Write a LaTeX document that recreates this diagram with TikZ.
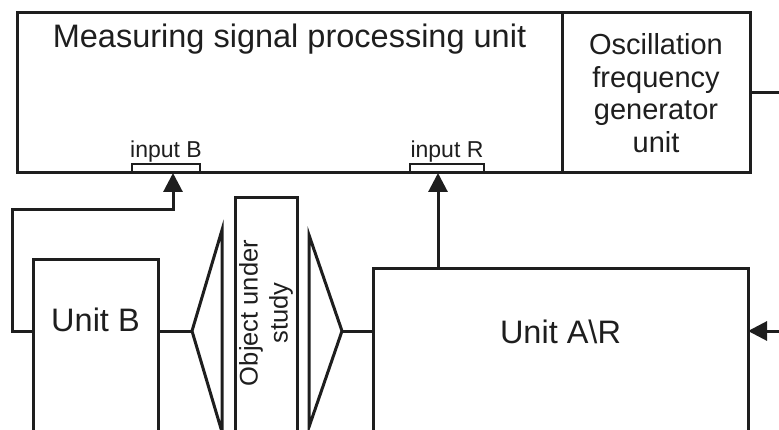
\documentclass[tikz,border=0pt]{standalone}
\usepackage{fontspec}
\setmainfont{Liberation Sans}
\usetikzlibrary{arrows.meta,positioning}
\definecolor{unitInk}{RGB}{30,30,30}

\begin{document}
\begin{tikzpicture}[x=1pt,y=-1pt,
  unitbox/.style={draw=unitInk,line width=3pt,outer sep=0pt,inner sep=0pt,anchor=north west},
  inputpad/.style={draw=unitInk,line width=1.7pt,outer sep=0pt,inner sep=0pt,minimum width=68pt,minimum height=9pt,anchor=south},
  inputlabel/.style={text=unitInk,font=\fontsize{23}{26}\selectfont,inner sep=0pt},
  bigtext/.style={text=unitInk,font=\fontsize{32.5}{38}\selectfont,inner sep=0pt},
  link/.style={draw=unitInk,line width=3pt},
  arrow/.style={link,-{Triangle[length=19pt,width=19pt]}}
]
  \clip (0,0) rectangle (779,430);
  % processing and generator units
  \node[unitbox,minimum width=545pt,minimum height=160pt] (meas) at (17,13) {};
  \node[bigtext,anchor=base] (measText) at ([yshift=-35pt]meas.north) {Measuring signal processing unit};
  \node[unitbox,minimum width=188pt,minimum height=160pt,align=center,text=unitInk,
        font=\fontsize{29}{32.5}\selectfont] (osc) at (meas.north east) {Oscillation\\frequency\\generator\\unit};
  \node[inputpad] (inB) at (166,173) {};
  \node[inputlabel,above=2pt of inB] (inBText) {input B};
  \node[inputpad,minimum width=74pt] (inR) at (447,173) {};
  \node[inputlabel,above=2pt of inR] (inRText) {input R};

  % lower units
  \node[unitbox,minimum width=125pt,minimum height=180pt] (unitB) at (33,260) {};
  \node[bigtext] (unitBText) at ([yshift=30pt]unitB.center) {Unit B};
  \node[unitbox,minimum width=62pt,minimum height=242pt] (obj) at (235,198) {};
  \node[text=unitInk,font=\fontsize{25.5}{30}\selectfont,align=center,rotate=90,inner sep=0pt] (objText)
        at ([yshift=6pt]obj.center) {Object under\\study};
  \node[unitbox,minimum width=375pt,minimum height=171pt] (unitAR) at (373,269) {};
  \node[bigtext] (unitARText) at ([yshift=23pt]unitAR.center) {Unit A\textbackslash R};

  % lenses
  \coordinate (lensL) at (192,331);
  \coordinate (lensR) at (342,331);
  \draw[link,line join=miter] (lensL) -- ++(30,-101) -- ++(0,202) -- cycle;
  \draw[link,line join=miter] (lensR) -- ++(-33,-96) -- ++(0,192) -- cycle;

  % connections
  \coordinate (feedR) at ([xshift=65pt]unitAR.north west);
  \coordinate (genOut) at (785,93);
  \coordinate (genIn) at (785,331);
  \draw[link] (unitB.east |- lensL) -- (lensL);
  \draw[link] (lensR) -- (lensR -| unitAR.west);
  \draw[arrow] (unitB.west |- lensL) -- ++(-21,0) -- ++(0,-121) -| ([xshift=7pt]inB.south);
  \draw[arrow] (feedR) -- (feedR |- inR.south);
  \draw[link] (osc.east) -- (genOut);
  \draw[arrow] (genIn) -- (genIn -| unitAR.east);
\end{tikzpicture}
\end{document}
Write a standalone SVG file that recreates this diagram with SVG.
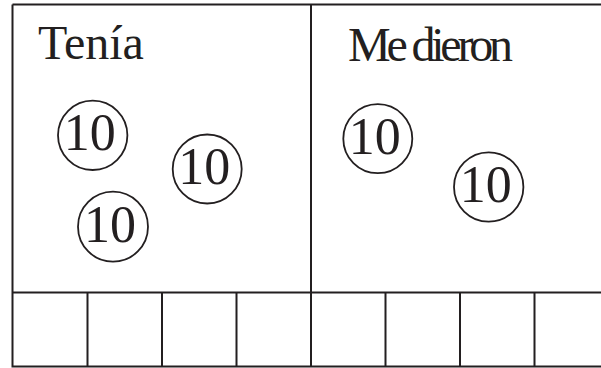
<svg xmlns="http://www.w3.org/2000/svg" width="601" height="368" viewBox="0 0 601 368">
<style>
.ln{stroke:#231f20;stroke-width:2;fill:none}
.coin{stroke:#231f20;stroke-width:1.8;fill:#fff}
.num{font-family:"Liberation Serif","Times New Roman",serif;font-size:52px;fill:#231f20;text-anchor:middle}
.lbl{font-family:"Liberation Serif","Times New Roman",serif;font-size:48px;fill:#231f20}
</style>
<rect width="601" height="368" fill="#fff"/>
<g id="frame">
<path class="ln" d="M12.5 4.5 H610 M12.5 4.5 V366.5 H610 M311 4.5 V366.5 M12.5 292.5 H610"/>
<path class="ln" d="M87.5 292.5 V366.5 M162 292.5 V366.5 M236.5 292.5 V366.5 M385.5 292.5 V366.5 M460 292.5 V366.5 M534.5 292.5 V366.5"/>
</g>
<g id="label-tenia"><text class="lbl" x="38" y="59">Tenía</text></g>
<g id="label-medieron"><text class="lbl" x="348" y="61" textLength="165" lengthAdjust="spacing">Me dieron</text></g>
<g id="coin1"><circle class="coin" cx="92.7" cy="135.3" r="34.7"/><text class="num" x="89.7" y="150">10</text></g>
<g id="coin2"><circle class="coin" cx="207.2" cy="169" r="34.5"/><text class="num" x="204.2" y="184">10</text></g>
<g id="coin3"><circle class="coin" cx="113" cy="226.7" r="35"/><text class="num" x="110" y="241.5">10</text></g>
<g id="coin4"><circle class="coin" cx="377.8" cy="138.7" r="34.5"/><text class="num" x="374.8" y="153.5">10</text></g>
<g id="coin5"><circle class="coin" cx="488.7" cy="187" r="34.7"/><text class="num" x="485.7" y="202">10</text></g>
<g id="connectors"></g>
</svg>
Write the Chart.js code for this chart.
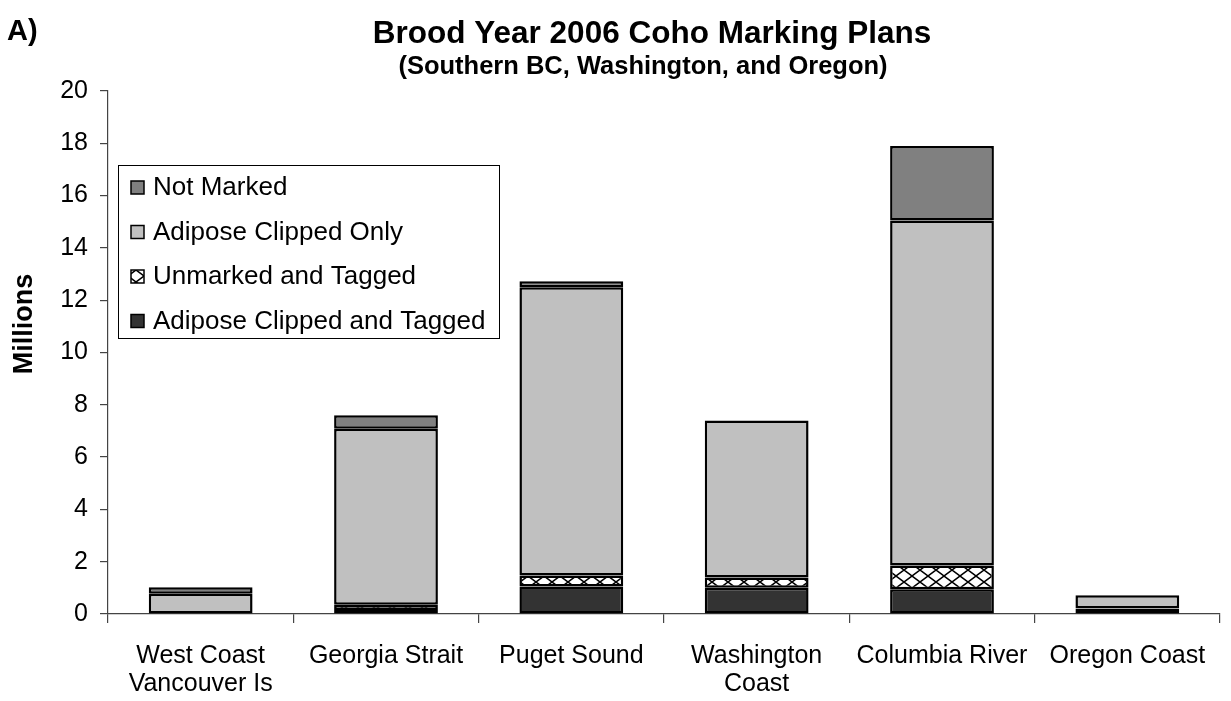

________

Objective: Return the listing above word for word, with the pictures removed.

Solution:
Write a LaTeX document that recreates this diagram with TikZ.
\documentclass[tikz,border=0pt]{standalone}
\usepackage{fontspec}
\setmainfont{Liberation Sans}
\usetikzlibrary{arrows.meta,positioning}
\definecolor{unitInk}{RGB}{30,30,30}

\begin{document}
\begin{tikzpicture}[x=1pt,y=-1pt,
  unitbox/.style={draw=unitInk,line width=3pt,outer sep=0pt,inner sep=0pt,anchor=north west},
  inputpad/.style={draw=unitInk,line width=1.7pt,outer sep=0pt,inner sep=0pt,minimum width=68pt,minimum height=9pt,anchor=south},
  inputlabel/.style={text=unitInk,font=\fontsize{23}{26}\selectfont,inner sep=0pt},
  bigtext/.style={text=unitInk,font=\fontsize{32.5}{38}\selectfont,inner sep=0pt},
  link/.style={draw=unitInk,line width=3pt},
  arrow/.style={link,-{Triangle[length=19pt,width=19pt]}}
]
  \clip (0,0) rectangle (779,430);
  % processing and generator units
  \node[unitbox,minimum width=545pt,minimum height=160pt] (meas) at (17,13) {};
  \node[bigtext,anchor=base] (measText) at ([yshift=-35pt]meas.north) {Measuring signal processing unit};
  \node[unitbox,minimum width=188pt,minimum height=160pt,align=center,text=unitInk,
        font=\fontsize{29}{32.5}\selectfont] (osc) at (meas.north east) {Oscillation\\frequency\\generator\\unit};
  \node[inputpad] (inB) at (166,173) {};
  \node[inputlabel,above=2pt of inB] (inBText) {input B};
  \node[inputpad,minimum width=74pt] (inR) at (447,173) {};
  \node[inputlabel,above=2pt of inR] (inRText) {input R};

  % lower units
  \node[unitbox,minimum width=125pt,minimum height=180pt] (unitB) at (33,260) {};
  \node[bigtext] (unitBText) at ([yshift=30pt]unitB.center) {Unit B};
  \node[unitbox,minimum width=62pt,minimum height=242pt] (obj) at (235,198) {};
  \node[text=unitInk,font=\fontsize{25.5}{30}\selectfont,align=center,rotate=90,inner sep=0pt] (objText)
        at ([yshift=6pt]obj.center) {Object under\\study};
  \node[unitbox,minimum width=375pt,minimum height=171pt] (unitAR) at (373,269) {};
  \node[bigtext] (unitARText) at ([yshift=23pt]unitAR.center) {Unit A\textbackslash R};

  % lenses
  \coordinate (lensL) at (192,331);
  \coordinate (lensR) at (342,331);
  \draw[link,line join=miter] (lensL) -- ++(30,-101) -- ++(0,202) -- cycle;
  \draw[link,line join=miter] (lensR) -- ++(-33,-96) -- ++(0,192) -- cycle;

  % connections
  \coordinate (feedR) at ([xshift=65pt]unitAR.north west);
  \coordinate (genOut) at (785,93);
  \coordinate (genIn) at (785,331);
  \draw[link] (unitB.east |- lensL) -- (lensL);
  \draw[link] (lensR) -- (lensR -| unitAR.west);
  \draw[arrow] (unitB.west |- lensL) -- ++(-21,0) -- ++(0,-121) -| ([xshift=7pt]inB.south);
  \draw[arrow] (feedR) -- (feedR |- inR.south);
  \draw[link] (osc.east) -- (genOut);
  \draw[arrow] (genIn) -- (genIn -| unitAR.east);
\end{tikzpicture}
\end{document}
Write a standalone SVG file that recreates this diagram with SVG.
<svg xmlns="http://www.w3.org/2000/svg" width="601" height="368" viewBox="0 0 601 368">
<style>
.ln{stroke:#231f20;stroke-width:2;fill:none}
.coin{stroke:#231f20;stroke-width:1.8;fill:#fff}
.num{font-family:"Liberation Serif","Times New Roman",serif;font-size:52px;fill:#231f20;text-anchor:middle}
.lbl{font-family:"Liberation Serif","Times New Roman",serif;font-size:48px;fill:#231f20}
</style>
<rect width="601" height="368" fill="#fff"/>
<g id="frame">
<path class="ln" d="M12.5 4.5 H610 M12.5 4.5 V366.5 H610 M311 4.5 V366.5 M12.5 292.5 H610"/>
<path class="ln" d="M87.5 292.5 V366.5 M162 292.5 V366.5 M236.5 292.5 V366.5 M385.5 292.5 V366.5 M460 292.5 V366.5 M534.5 292.5 V366.5"/>
</g>
<g id="label-tenia"><text class="lbl" x="38" y="59">Tenía</text></g>
<g id="label-medieron"><text class="lbl" x="348" y="61" textLength="165" lengthAdjust="spacing">Me dieron</text></g>
<g id="coin1"><circle class="coin" cx="92.7" cy="135.3" r="34.7"/><text class="num" x="89.7" y="150">10</text></g>
<g id="coin2"><circle class="coin" cx="207.2" cy="169" r="34.5"/><text class="num" x="204.2" y="184">10</text></g>
<g id="coin3"><circle class="coin" cx="113" cy="226.7" r="35"/><text class="num" x="110" y="241.5">10</text></g>
<g id="coin4"><circle class="coin" cx="377.8" cy="138.7" r="34.5"/><text class="num" x="374.8" y="153.5">10</text></g>
<g id="coin5"><circle class="coin" cx="488.7" cy="187" r="34.7"/><text class="num" x="485.7" y="202">10</text></g>
<g id="connectors"></g>
</svg>
Write the Chart.js code for this chart.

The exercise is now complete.